Removing the barriers
Trade within Canada is a key piece of the nation's economy since it positively impacts commerce, creates jobs, facilitates business expansion and gives Canadians more choice in the market. Reducing the number of exceptions in the CFTA will help bolster internal trade and support the capacity of Canada's economy.
The removal of these 17 exceptions has already garnered some positive press — especially from the annual Canadian Federation of Independent Business (CFIB)'s ‘State of Internal Trade: Canada's Interprovincial Cooperation Report Card.’
The report grades federal, provincial and territorial governments' efforts to address interprovincial trade barriers. This year, the Canadian government received a significantly improved rating of "B", the third highest rating of all federal, provincial and territorial governments.

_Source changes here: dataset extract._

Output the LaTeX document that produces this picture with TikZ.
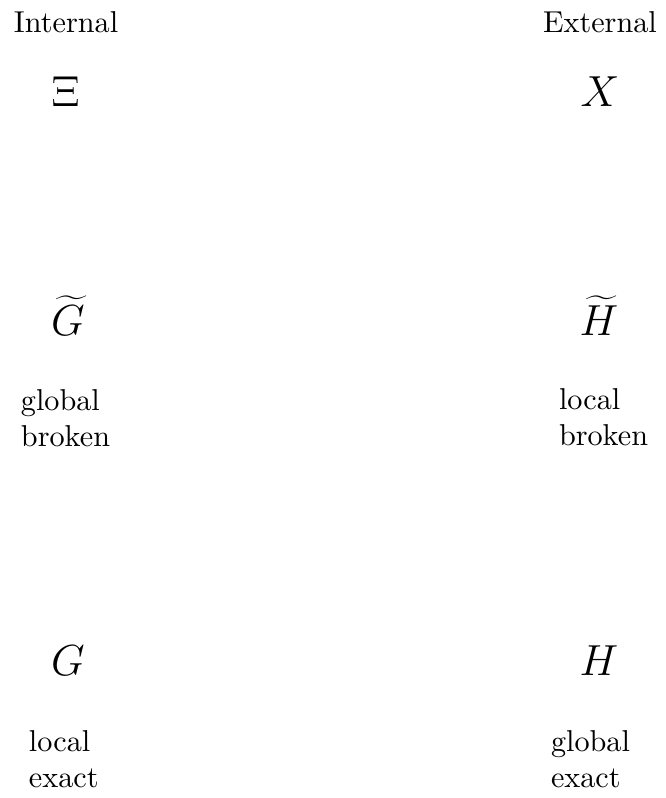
\documentclass[tikz,border=0pt]{standalone}
\begin{document}
\begin{tikzpicture}[x=0.3311pt,y=0.3311pt,
  lbl/.style={inner sep=0pt,outer sep=0pt,anchor=base west,font=\normalsize},
  sym/.style={inner sep=0pt,outer sep=0pt,anchor=base,font=\Large},
  blk/.style={inner sep=0pt,outer sep=0pt,anchor=base west,font=\normalsize}]
\useasboundingbox (0,0) rectangle (665,-798);
\node[lbl] (int) at (14,-33) {Internal};
\node[lbl] (ext) at (543,-33) {External};
\node[sym] (xi) at (65.5,-107) {$\Xi$};
\node[sym] (x) at (600,-107) {$X$};
\node[sym] (gt) at (68,-335) {$\widetilde{G}$};
\node[sym] (ht) at (599,-335) {$\widetilde{H}$};
\node[blk] (gtl) at (21,-410) {\begin{tabular}[t]{@{}l@{}}global\\broken\end{tabular}};
\node[blk] (htl) at (559,-409) {\begin{tabular}[t]{@{}l@{}}local\\broken\end{tabular}};
\node[sym] (g) at (68,-675) {$G$};
\node[sym] (h) at (599,-675) {$H$};
\node[blk] (gl) at (29,-751) {\begin{tabular}[t]{@{}l@{}}local\\exact\end{tabular}};
\node[blk] (hl) at (551,-751) {\begin{tabular}[t]{@{}l@{}}global\\exact\end{tabular}};
\end{tikzpicture}
\end{document}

Furthermore, the Government of Canada promises it will continue to build on these successes and collaborate with provinces and territories to accelerate efforts to advance internal trade across the country. The federal government plans to develop a comprehensive Federal Framework on Mutual Recognition so it can bring provinces and territories to the table to cut the proverbial "red tape" and allow goods and services to move freely across the country. This includes moving towards full labour mobility in the construction, health and childcare sectors.
Over $500 billion worth of goods and services moves across provincial and territorial borders every year — equal to almost 19% of Canada's gross domestic product. Last year, one-third of Canadian businesses participated in internal trade by buying or selling goods across provincial and territorial borders.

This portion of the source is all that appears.